Green industry takes over Louisville

Green industry takes over Louisville

Approximately 17,500 attendees and exhibitors are expected at GIE+EXPO and HNA.

October 27, 2011
Lawn & Landscape
GIE+EXPO Show Coverage

The GIE+EXPO and Hardscape North America kick off today, bringing green industry professionals from across the country to Louisville, Ky., for three days of new product releases, equipment demonstrations and educational courses. Nearly 17,500 attendees and exhibitors are expected this year, according to show organizers.

For a GIE+EXPO HNA schedule of events Thursday-Saturday, click here.

Also, check out this list for a digest of supplier events and announcements on tap this week.

On Wednesday, Hardscape North America, Professional Landcare Network (PLANET) and Professional Grounds Management Society (PGMS) held pre-show courses. Here is a breakdown of what took place and what’s to come.

New this year at PLANET’s GIC is a pair of virtual tours conducted for the association by Lawn & Landscape.

Building on a history of successful on-site tours at conferences in years past, this year’s tours give conference attendees a chance to see how two leading companies – Jacobsen Landscape and Construction in Midland Park, N.J., and Chapel Valley Landscape in Woodbine, Md. – set up their shops, organize their equipment and structure their internal operations for maximum efficiency.

Presented by Lawn & Landscape editor and associate publisher Chuck Bowen, Wednesday’s virtual tours comprised a video tour of each company, a presentation by one of the company’s principals and then a question-and-answer session.

The same tours will be presented on the trade show floor at the GIE+EXPO Saturday at 9:30 a.m. And you can check after the show for access to the videos.

GIC offered a course on one of the fastest growing trends in the industry. The session “Vegetative Green Roofs – How to Capture this Hot Opportunity” was taught by Louisville-based C. Merrill Moter, principal-in-charge at Joseph & Joseph Architects.

Moter covered the key material components of green roofs, as well as how to market the service and the number of contractors – everything from roofing contractors to irrigation and landscaping contractors – involved in the construction of this type of project.

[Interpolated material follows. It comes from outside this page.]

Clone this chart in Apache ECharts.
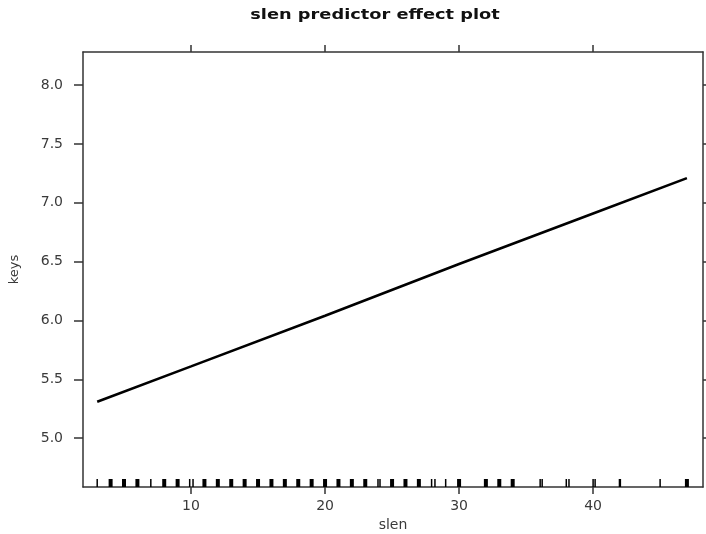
<!DOCTYPE html>
<html>
<head>
<meta charset="utf-8">
<script src="https://cdn.jsdelivr.net/npm/echarts@6/dist/echarts.min.js"></script>
<style>html,body{margin:0;padding:0;background:#fff}#c{width:706px;height:534px}</style>
</head>
<body>
<div id="c"></div>
<script>
// ---- data ----
var titleText = 'slen predictor effect plot';
var xName = 'slen';
var yName = 'keys';
var xTicks = [10, 20, 30, 40];
var yTicks = [5.0, 5.5, 6.0, 6.5, 7.0, 7.5, 8.0];
var xRange = [1.94, 48.2];
var yRange = [4.585, 8.282];
var effectX = [3, 10, 20, 30, 40, 47];
var effectY = [5.31, 5.61, 6.04, 6.48, 6.91, 7.21];
var rugValues = [3, 4, 5, 6, 7, 8, 9, 9.9, 10.15, 11, 12, 13, 14, 15, 16, 17, 18, 19, 20, 21, 22, 23, 23.95, 24.1, 25, 26, 27, 27.95, 28.2, 29, 30, 32, 33, 34, 36.05, 36.2, 38.0, 38.2, 40.0, 40.15, 42, 45, 47];
var rugCounts = [1, 3, 3, 3, 1, 3, 3, 1, 1, 3, 3, 3, 3, 3, 3, 3, 3, 3, 3, 3, 3, 3, 1, 1, 3, 3, 3, 1, 1, 1, 3, 3, 3, 3, 1, 1, 1, 1, 1, 1, 2, 1, 3];

// ---- chart ----
var chart = echarts.init(document.getElementById('c'), null, {renderer: 'canvas'});
var axisColor = '#333';
var labelColor = '#3a3a3a';
var font = 'DejaVu Sans';
var lineData = effectX.map(function (x, i) { return [x, effectY[i]]; });
var rugData = rugValues.map(function (v, i) { return [v, rugCounts[i]]; });

function xAxisBase(pos, showLabel) {
  return {
    type: 'value', position: pos, min: xRange[0], max: xRange[1],
    splitLine: {show: false},
    axisLine: {show: true, onZero: false, lineStyle: {color: axisColor, width: 1.5}},
    axisTick: {show: true, inside: false, length: 7, customValues: xTicks, lineStyle: {color: axisColor, width: 1.5}},
    axisLabel: {show: showLabel, customValues: xTicks, color: labelColor, fontFamily: font, fontSize: 14, margin: 12},
    name: showLabel ? xName : '', nameLocation: 'middle', nameGap: 28,
    nameTextStyle: {color: labelColor, fontFamily: font, fontSize: 14}
  };
}
function yAxisBase(pos, showLabel) {
  return {
    type: 'value', position: pos, min: yRange[0], max: yRange[1],
    splitLine: {show: false},
    axisLine: {show: true, onZero: false, lineStyle: {color: axisColor, width: 1.5}},
    axisTick: {show: true, inside: false, length: 9, customValues: yTicks, lineStyle: {color: axisColor, width: 1.5}},
    axisLabel: {show: showLabel, customValues: yTicks, color: labelColor, fontFamily: font, fontSize: 14, margin: 20,
      formatter: function (v) { return Number(v).toFixed(1); }},
    name: showLabel ? yName : '', nameLocation: 'middle', nameGap: 62, nameRotate: 90,
    nameTextStyle: {color: labelColor, fontFamily: font, fontSize: 13}
  };
}

chart.setOption({
  animation: false,
  backgroundColor: '#fff',
  graphic: [{
    type: 'text', x: 375, y: 15, scaleX: 1.27, scaleY: 1,
    style: {
      text: titleText, textAlign: 'center', textVerticalAlign: 'middle',
      font: 'bold 14px "DejaVu Sans"', fill: '#111'
    }
  }],
  grid: {left: 83, right: 3, top: 52, bottom: 47, containLabel: false, outerBoundsMode: 'none'},
  xAxis: [xAxisBase('bottom', true), xAxisBase('top', false)],
  yAxis: [yAxisBase('left', true), yAxisBase('right', false)],
  series: [
    {
      type: 'line', data: lineData, showSymbol: false, symbol: 'none',
      lineStyle: {color: '#000', width: 2.6}, xAxisIndex: 0, yAxisIndex: 0
    },
    {
      type: 'custom', data: rugData, xAxisIndex: 0, yAxisIndex: 0,
      renderItem: function (params, api) {
        var p = api.coord([api.value(0), yRange[0]]);
        var n = api.value(1);
        var w = n >= 3 ? 4 : (n === 2 ? 2.4 : 1.5);
        return {
          type: 'rect',
          shape: {x: p[0] - w / 2, y: p[1] - 8, width: w, height: 8},
          style: {fill: '#000'}
        };
      }
    }
  ]
});
</script>
</body>
</html>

Green roofs are a lot of work and don’t come at a cheap price, so it’s important for landscapers thinking about adding the service to know the local and state incentives for building a green roof so they can pass the information along to clients. Many people know green roofs can help a building become LEED certified, it can save the building owner heating and cooling costs and it can increase the life of the roof by two to two and half years, Moter said. But in Louisville, for instance, the sewer company will help pay for green roofs to be built and it’ll decrease a customer’s costs because the green roof helps with stormwater management. That is a fact that is not well known, Moter said.

The three-hour class ended with a stop at two of the green roofs Moter worked on in the Louisville area. The stops showed the range in which green roofs can be designed and used.

“I think green roofs are wonderful for lots of reasons, but from a business standpoint, I think green roofs are a great opportunity,” Moter said. “It’s an area of expertise you can develop that a lot of people don’t have.”

Hardscape North America 2011 kicked with its Distributor Program that featured speaker Ed Fioroni, giving suppliers tips on setting expectations and developing a customer relationship management (CRM) program. Fioroni said the four keys for setting expectations for employees are:

  1. Setting them in the right climate: A place where the employee won’t feel uncomfortable or defensive.
  2. Teaching and providing input: “If you want someone to succeed, you have to put them in a teaching situation,” Fioroni said.
  3. You have to give managers a chance to speak up and give their opinions.
  4. You have to provide feedback, be it positive reinforcement or constructive criticism.

As far as building a CRM, Fioroni said the program will falter before you even begin if you don’t have one thing in place. “If you have the wrong culture, you will fail,” he said, adding that approximately 90 percent of the time you will fail if you have the wrong culture.

Another key aspect of CRM is retaining your current customers that spend the most money, and giving them more attention. “You can really make a difference by paying attention to the customers you have,” Fioroni said.

Lisa Lackovic, western sales manager at Pavestone Co. in Omaha, Neb., gave tips on how to develop creative marketing on a small company’s budget.

Lackovic said you should have a showroom that displays a project, and is kid-friendly. That way, when parents are shopping, they aren’t being rushed by an anxious child. “The longer a customer is in your showroom, the more time you have to upsell them on more of your products,” she said.